Still, it’s an expensive way to right a wrong, said John LaMacchia of the Michigan Municipal League, a major association of city and village officials. Some of the cases amount to costly nit-picking, said LaMacchia, the group’s assistant director of state and federal affairs.
One nit picker was the recent judgment against Bloomfield Township, LaMacchia said. It requires the township from now on to “explicitly document payment of the cost of water that passes through fire hoses,” and to show that its cost is covered by the township’s general fund, not by residents’ water and sewer charges, according to a judge’s order.
Not so nit picky, however, was the rest of the judge’s order – requiring Bloomfield Township to pay a $3.7-million settlement, of which the law firm can be expected to receive about one-third, after about two-thirds is distributed to the community’s water and sewer customers.
Such lawsuits “are taking advantage of a loophole” that a new state law would close if Lansing’s lawmakers support it this fall, after more than a year of dickering, LaMacchia said. Unfortunately, too many lawmakers have blocked passage because they think the proposed law “would give communities more taxing power – that’s not true,” he said.

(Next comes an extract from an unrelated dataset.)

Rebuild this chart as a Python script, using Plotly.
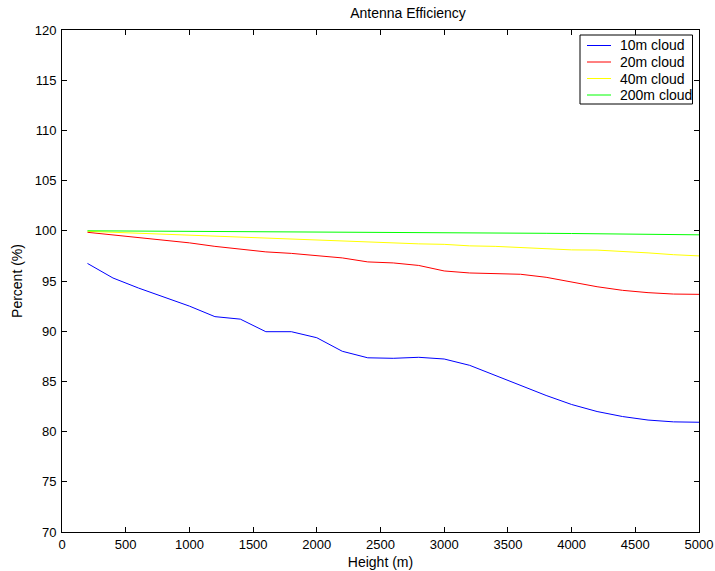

Instead, the state House and Senate proposals would create a model that any community could copy for revising its storm water and other utility charges, making them lawsuit-proof, said state Sen. Marty Knollenberg, R-Troy.
Knollenberg, who sponsored the Senate version, Senate Bill 756, said the new law “would create one statewide standard for everyone to follow.”
The sponsor on the House side, state Rep. Mike McCready, R-Birmingham, said his version is House Bill 4100. McCready, the former mayor of Bloomfield Hills, sounded less than generous – but certainly amusing – in how he described the situation, making a pun of the law firm’s name:
“I say kick ’em, hand ’em and steal have been at this for far too long.”